Baba Shetty, manager of marketing communications at BMW, said "you'll see a family resemblance" in the ads for the two vehicles. The spots for both products attempt to show the exhilaration of driving the vehicles. He hinted that new branding commercials due this fall might also incorporate the theme. "We're considering all options."


BMW will spend $17 million on the 3 series convertible's TV and print campaign.

The commercials for the 323Ci convertible and X5 were filmed at the same time in New Zealand, said Bruce Bildsten, group creative director on the account at Fallon McElligott, Minneapolis. "These are very different vehicles, but they're the most escape-oriented vehicles in BMW's lineup," he said.

Both 30-second spots are "kind of visceral," to try to convey the thrill of driving a convertible, but they're more intimate than the X5 commercials, said Mr. Bildsten. In one, a woman rises from a deserted pond deep in the woods. In the other, a man throws a glider airplane into the air from a treetop and watches it soar.


The TV blitz breaks May 7 on national cable and spot TV in BMW's top markets, said Steve Facini, senior VP-group director at Optimedia, New York. TV will continue through early June. A single print ad from Fallon appears in May magazines and continues into summer. The buy includes Conde Nast Traveler, Fast Company, Fortune, Travel & Leisure and Vanity Fair, along with auto enthusiast titles.

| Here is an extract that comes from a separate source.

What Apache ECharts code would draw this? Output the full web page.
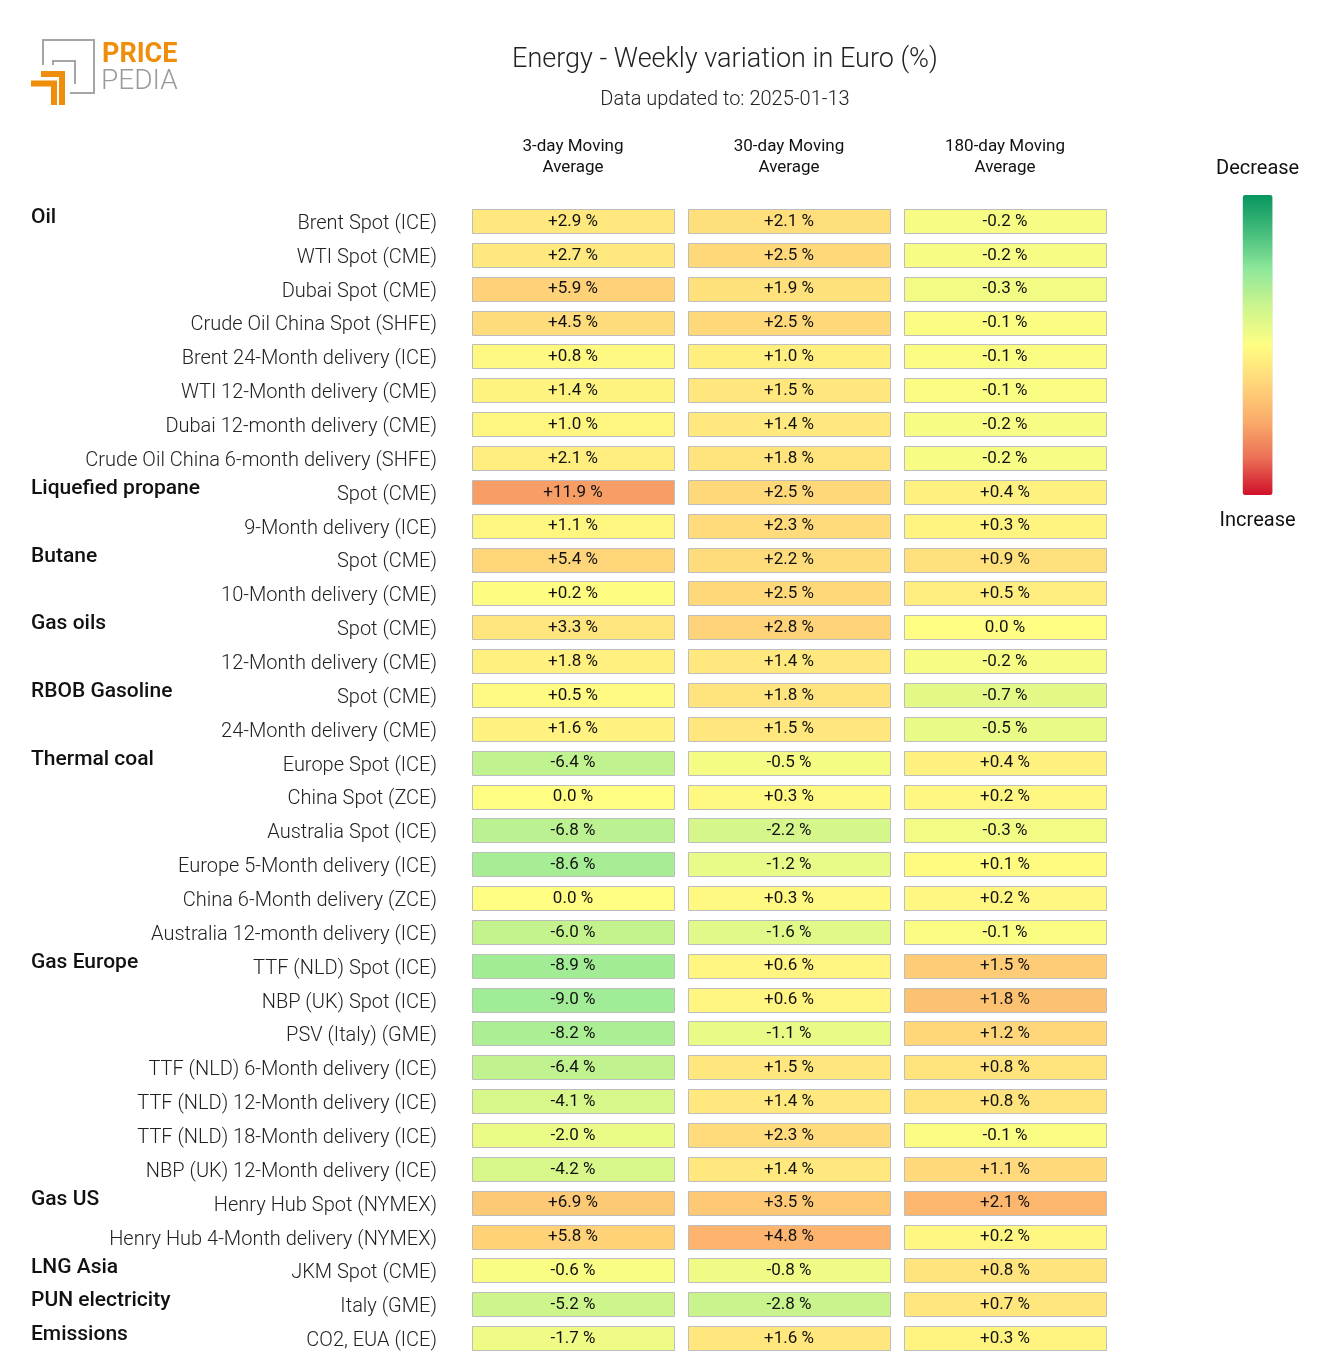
<!DOCTYPE html>
<html>
<head>
<meta charset="utf-8">
<script src="https://cdn.jsdelivr.net/npm/echarts@6/dist/echarts.min.js"></script>
<style>
html,body{margin:0;padding:0;background:#fff;}
#chart{width:1320px;height:1357px;}
</style>
</head>
<body>
<div id="chart"></div>
<script>
// ---------- DATA ----------
const columns = ['3-day Moving\nAverage', '30-day Moving\nAverage', '180-day Moving\nAverage'];
const groupNames = ['Oil', 'Liquefied propane', 'Butane', 'Gas oils', 'RBOB Gasoline', 'Thermal coal', 'Gas Europe', 'Gas US', 'LNG Asia', 'PUN electricity', 'Emissions'];
const groupSizes = [8, 2, 2, 2, 2, 6, 7, 2, 1, 1, 1];
const items = [
  'Brent Spot (ICE)', 'WTI Spot (CME)', 'Dubai Spot (CME)', 'Crude Oil China Spot (SHFE)',
  'Brent 24-Month delivery (ICE)', 'WTI 12-Month delivery (CME)', 'Dubai 12-month delivery (CME)',
  'Crude Oil China 6-month delivery (SHFE)',
  'Spot (CME)', '9-Month delivery (ICE)',
  'Spot (CME)', '10-Month delivery (CME)',
  'Spot (CME)', '12-Month delivery (CME)',
  'Spot (CME)', '24-Month delivery (CME)',
  'Europe Spot (ICE)', 'China Spot (ZCE)', 'Australia Spot (ICE)', 'Europe 5-Month delivery (ICE)',
  'China 6-Month delivery (ZCE)', 'Australia 12-month delivery (ICE)',
  'TTF (NLD) Spot (ICE)', 'NBP (UK) Spot (ICE)', 'PSV (Italy) (GME)', 'TTF (NLD) 6-Month delivery (ICE)',
  'TTF (NLD) 12-Month delivery (ICE)', 'TTF (NLD) 18-Month delivery (ICE)', 'NBP (UK) 12-Month delivery (ICE)',
  'Henry Hub Spot (NYMEX)', 'Henry Hub 4-Month delivery (NYMEX)',
  'JKM Spot (CME)', 'Italy (GME)', 'CO2, EUA (ICE)'
];
const ma3 = [2.9, 2.7, 5.9, 4.5, 0.8, 1.4, 1.0, 2.1, 11.9, 1.1, 5.4, 0.2, 3.3, 1.8, 0.5, 1.6,
  -6.4, 0.0, -6.8, -8.6, 0.0, -6.0, -8.9, -9.0, -8.2, -6.4, -4.1, -2.0, -4.2, 6.9, 5.8, -0.6, -5.2, -1.7];
const ma30 = [2.1, 2.5, 1.9, 2.5, 1.0, 1.5, 1.4, 1.8, 2.5, 2.3, 2.2, 2.5, 2.8, 1.4, 1.8, 1.5,
  -0.5, 0.3, -2.2, -1.2, 0.3, -1.6, 0.6, 0.6, -1.1, 1.5, 1.4, 2.3, 1.4, 3.5, 4.8, -0.8, -2.8, 1.6];
const ma180 = [-0.2, -0.2, -0.3, -0.1, -0.1, -0.1, -0.2, -0.2, 0.4, 0.3, 0.9, 0.5, 0.0, -0.2, -0.7, -0.5,
  0.4, 0.2, -0.3, 0.1, 0.2, -0.1, 1.5, 1.8, 1.2, 0.8, 0.8, -0.1, 1.1, 2.1, 0.2, 0.8, 0.7, 0.3];
const colorScaleLimits = [21, 10.5, 4.75]; // symmetric colour range per column
const legendText = ['Decrease', 'Increase'];

// ---------- BUILD ----------
const rowGroup = [];
groupNames.forEach((g, gi) => { for (let k = 0; k < groupSizes[gi]; k++) rowGroup.push(k === 0 ? g : ''); });

const palette = ['#07955f', '#45bd7c', '#90e89a', '#cdf58c', '#fffe82', '#ffd67a', '#fbad6b', '#ec7157', '#d0102a'];
const colData = [ma3, ma30, ma180];

function fmt(v) {
  if (v === 0) return '0.0 %';
  return (v > 0 ? '+' : '-') + Math.abs(v).toFixed(1) + ' %';
}

const FONT = 'Roboto, "Noto Sans", sans-serif';

function renderCell(params, api) {
  const x = api.value(0), y = api.value(1), v = api.value(2);
  const p = api.coord([x, y]);
  const s = api.size([1, 1]);
  const w = s[0] - 14, h = s[1] - 10;
  return {
    type: 'group',
    children: [
      { type: 'rect', shape: { x: Math.round(p[0] - w / 2) + 0.5, y: Math.round(p[1] - h / 2) + 0.5, width: Math.round(w), height: Math.round(h) },
        style: { fill: api.visual('color'), stroke: '#bdbdbd', lineWidth: 1 } },
      { type: 'text', style: { text: fmt(v), x: p[0], y: p[1] + 0.5, align: 'center', verticalAlign: 'middle',
        fill: '#111', font: '400 17px ' + FONT } }
    ]
  };
}

const series = colData.map((arr, ci) => ({
  type: 'custom',
  name: columns[ci],
  renderItem: renderCell,
  encode: { x: 0, y: 1 },
  data: arr.map((v, ri) => [ci, ri, v]),
  silent: true
}));
series.push({ type: 'custom', renderItem: () => null, data: [] });

const visualMaps = colData.map((arr, ci) => ({
  type: 'continuous', show: false, seriesIndex: ci, dimension: 2,
  min: -colorScaleLimits[ci], max: colorScaleLimits[ci],
  inRange: { color: palette }
}));
visualMaps.push({
  type: 'continuous', show: true, seriesIndex: 3, min: 0, max: 1,
  calculable: false, orient: 'vertical',
  left: 1201, top: 144, itemWidth: 30, itemHeight: 300,
  text: legendText, textGap: 16,
  textStyle: { fontSize: 20, color: '#111', fontFamily: FONT },
  inRange: { color: palette.slice().reverse() }
});

const option = {
  backgroundColor: '#fff',
  animation: false,
  title: [
    { text: 'Energy - Weekly variation in Euro (%)', left: 720, top: 42, textAlign: 'center',
      textStyle: { fontSize: 27, fontWeight: 300, color: '#222', fontFamily: FONT } },
    { text: 'Data updated to: 2025-01-13', left: 720, top: 85, textAlign: 'center',
      textStyle: { fontSize: 20, fontWeight: 300, color: '#222', fontFamily: FONT } }
  ],
  grid: { left: 465, top: 204, width: 648, height: 1151, containLabel: false },
  xAxis: {
    type: 'category', position: 'top', data: columns,
    axisLine: { show: false }, axisTick: { show: false }, splitLine: { show: false },
    axisLabel: { fontSize: 17, lineHeight: 21, color: '#111', fontFamily: FONT, margin: 26, interval: 0 }
  },
  yAxis: [
    {
      type: 'category', inverse: true, data: items,
      axisLine: { show: false }, axisTick: { show: false }, splitLine: { show: false },
      axisLabel: { interval: 0, margin: 28, fontSize: 20, fontWeight: 300, color: '#222', fontFamily: FONT,
        formatter: (val, idx) => '{a|' + items[idx] + '}',
        rich: { a: { fontSize: 20, fontWeight: 300, color: '#222', fontFamily: FONT, padding: [6, 0, 0, 0] } } }
    },
    {
      type: 'category', inverse: true, position: 'left', data: rowGroup,
      axisLine: { show: false }, axisTick: { show: false }, splitLine: { show: false },
      axisLabel: { interval: 0, margin: 434, align: 'left', fontSize: 21, fontWeight: 500, color: '#111', fontFamily: FONT,
        formatter: (val, idx) => rowGroup[idx] ? '{g|' + rowGroup[idx] + '}' : '',
        rich: { g: { fontSize: 21, fontWeight: 500, color: '#111', fontFamily: FONT, padding: [0, 0, 6, 0] } } }
    }
  ],
  visualMap: visualMaps,
  series: series,
  graphic: [
    { type: 'polyline', shape: { points: [[43, 65], [43, 40], [94, 40], [94, 93], [70, 93]] }, style: { stroke: '#a5a5a5', lineWidth: 2, fill: null } },
    { type: 'polyline', shape: { points: [[53, 65], [53, 61], [75, 61], [75, 84]] }, style: { stroke: '#a5a5a5', lineWidth: 2, fill: null } },
    { type: 'polyline', shape: { points: [[41, 74], [62, 74], [62, 105]] }, style: { stroke: '#ef8e0b', lineWidth: 6, fill: null, lineJoin: 'miter' } },
    { type: 'polyline', shape: { points: [[31, 83.5], [54, 83.5], [54, 105]] }, style: { stroke: '#ef8e0b', lineWidth: 6, fill: null, lineJoin: 'miter' } },
    { type: 'text', left: 102, top: 42, style: { text: 'PRICE', font: '700 27px ' + FONT, fill: '#ef8e0b' } },
    { type: 'text', left: 101, top: 68, style: { text: 'PEDIA', font: '300 28px ' + FONT, fill: '#9a9a9a' } }
  ]
};

const chart = echarts.init(document.getElementById('chart'), null, { renderer: 'canvas' });
chart.setOption(option);
</script>
</body>
</html>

The convertible marks the third 3 series model with a face-lift. BMW launched the redesigned sedan in 1998 and the coupe last summer. The marketer recently introduced the first 3 series sports wagon in the U.S. via newspaper ads.

The 3 series lineup is the most popular in the marketer's stable. BMW sold 70,581 of 3 series cars last year, up 44.8% from 48,758 in 1998, according to Automotive News. First-quarter 2000 sales of the models totaled 18,729, up 23.6% from 15,148 for the comparable 1999 period.


Four BMW dealers said they are already sold out of the new 3 series convertibles, which start at $35,560. The dealers said they can't get enough of all BMW models to meet demand. Dealer Erhard Dahm in Bloomfield Hills, Mich., has a 323Ci convertible demo model and a waiting list of 40 buyers. But, he said, "that's a good thing."